At 42, Geoff Barber was tired of his “going nowhere” job. His salary hadn’t budged since 1991, and he saw no opportunity for advancement.
So in August of 2010, he enrolled in Metropolitan College at Johnson C. Smith University in Charlotte, committing himself to earning the degree that had eluded him before.
It was something he had wanted to do for years. “I was in college, but I never received a degree,” Barber says. “Now I’m finally getting it done.”
Zenobia Edwards, dean of Metropolitan College, hears that from many students. “Their reasons for dropping out in the first place vary, but they often have the same reason for returning,” she says. “They’re determined to start the climb up.”
‘This is a Dream’
With a grant from The Duke Endowment, Johnson C. Smith launched Metropolitan College in 2009 as a way to help adults enhance their opportunities for career advancement and success.
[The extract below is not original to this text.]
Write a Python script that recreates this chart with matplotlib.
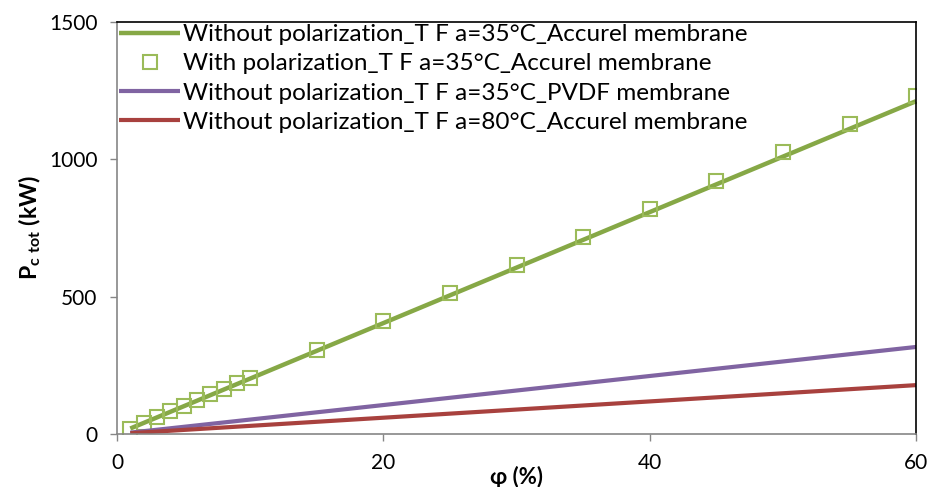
import matplotlib
matplotlib.use("Agg")
import matplotlib.pyplot as plt

plt.rcParams['font.family'] = ['Lato', 'DejaVu Sans']
plt.rcParams['mathtext.fontset'] = 'custom'
plt.rcParams['mathtext.rm'] = 'Lato'
plt.rcParams['mathtext.bf'] = 'Lato:bold'

phi = [1, 2, 3, 4, 5, 6, 7, 8, 9, 10, 15, 20, 25, 30, 35, 40, 45, 50, 55, 60]
phi_line = [1, 60]
green_line = [20, 1212]
green_sq = [20, 41, 62, 82, 103, 123, 144, 164, 185, 205, 307, 410, 513, 615, 717, 820, 922, 1025, 1127, 1230]
purple_line = [5, 317]
red_line = [3, 178]

labels = ["Without polarization_T F a=35°C_Accurel membrane",
          "With polarization_T F a=35°C_Accurel membrane",
          "Without polarization_T F a=35°C_PVDF membrane",
          "Without polarization_T F a=80°C_Accurel membrane"]

fig = plt.figure(figsize=(9.32, 4.87), dpi=100)
ax = fig.add_axes([0.1255, 0.1088, 0.8575, 0.846])

ax.plot(phi_line, green_line, color='#86A846', lw=3.2, label=labels[0], solid_capstyle='butt')
ax.plot(phi, green_sq, ls='none', marker='s', ms=10, mfc='none', mec='#9BBB59', mew=1.5, label=labels[1])
ax.plot(phi_line, purple_line, color='#8064A2', lw=3.0, label=labels[2], solid_capstyle='butt')
ax.plot(phi_line, red_line, color='#A8413E', lw=3.0, label=labels[3], solid_capstyle='butt')

ax.set_xlim(0, 60)
ax.set_ylim(0, 1500)
ax.set_xticks([0, 20, 40, 60])
ax.set_yticks([0, 500, 1000, 1500])
ax.tick_params(direction='out', length=5, width=1, color='#868686', labelsize=15, pad=9)
for s in ['left', 'bottom']:
    ax.spines[s].set_color('#868686')
    ax.spines[s].set_linewidth(1.2)
for s in ['top', 'right']:
    ax.spines[s].set_color('black')
    ax.spines[s].set_linewidth(1.2)

ax.set_xlabel('φ (%)', fontsize=16, fontweight='bold')
ax.xaxis.set_label_coords(0.5, -0.078)
ax.set_ylabel(r'$\mathbf{P_{c\ tot}}$ $\mathbf{(kW)}$', fontsize=16.5, labelpad=4)

leg = ax.legend(loc='upper left', bbox_to_anchor=(0.0, 1.0), frameon=False, fontsize=17.5,
                handlelength=2.5, handletextpad=0.1, labelspacing=0.33, borderaxespad=0.1,
                borderpad=0.0)

fig.savefig('out.png', dpi=100)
Students are typically 25 or older and out of high school for at least five years. Year-round courses, offered on-campus and online, provide an accelerated schedule for degrees in Criminology, Social Work and Business Administration. Most students attend classes at night and work, at least part time, during the day.
Nikefa Salter, 38, enrolled in August of 2010 to earn a degree in social work. “I have two jobs, recently got married and I have three children,” she says. “I needed something very flexible.”
She works in Alumni Affairs at Johnson C. Smith from 9 a.m. to 5 p.m. weekdays, attends Metropolitan College classes from 5:30-10:40 p.m., and pulls a shift at a 24-hour call center from 11:30 p.m. to 7:30 a.m. She’s home on weekends, and catches a few winks of sleep between her first and second jobs.
Classmates say she runs on batteries.
“But this is a dream of mine,” Salter says. “I’ve been trying to get my degree on and off since graduation from high school in 1992 and I’ve always had to start over for various reasons. This time, I’m refusing to give up.”
With her current grade point average, she’s on track to graduate with honors.
New Program, New Challenges
The idea behind Metropolitan College was to open the campus at night for adult students who needed flexible options for finishing their degrees. Johnson C. Smith, a historically black university, hoped to provide a service for the community and, at the same time, attract more students – and possibly create a more diverse campus population.
But with the new opportunity came new challenges. Metropolitan College students attend classes at night, so they need lighted parking lots and access to a snack bars and bookstores after normal business hours.
“We didn’t want to give the message that we’re just tacking this on, that it’s an afterthought,” Edwards says. “We wanted them to know that we’re being intentional about what we’re doing. We wanted to send the message that this is an important part of Johnson C. Smith.”
When Metropolitan College opened, Johnson C. Smith already had 11 adult students on campus taking classes on a traditional schedule. For Metropolitan College’s first term, about 15 students enrolled – and the number has grown steadily since.
Some 150 adult students now take evening classes through the college, and school officials have added faculty and staff to keep pace with demand.
“I’m very proud of what we’ve been able to achieve so far,” Edwards says. “We’re working hard to grow our numbers each term.”
Geoff Barber will finish a degree in criminology this summer. Even though he left college 20 years ago, he found it felt great to become a student again, especially with people his own age.
“The first time I went to college, tuition kept getting more expensive, so I joined the military,” he says. “I went to Somalia and other places. When I came back home, I was worried about getting back into the flow of life. I started working, even though I didn’t have a career.”
His schedule takes stamina – he attends classes from 5-10 p.m. and works as a security officer from 10 p.m. to 6 a.m. – but he believes a degree will open doors and set a good example for his 12-year-old daughter and 3-year-old son.
“My daughter and I do our homework together,” he says. “It’s not easy, but I’m showing my kids that it’s better late than never.”
Nikefa Salter agrees.
“It’s an awesome opportunity for any person who’s focused on getting an education,” she says. “It’s hard to juggle work and home and school, and people tell me I need to slow down. But I’m enjoying life by pursuing my dream.”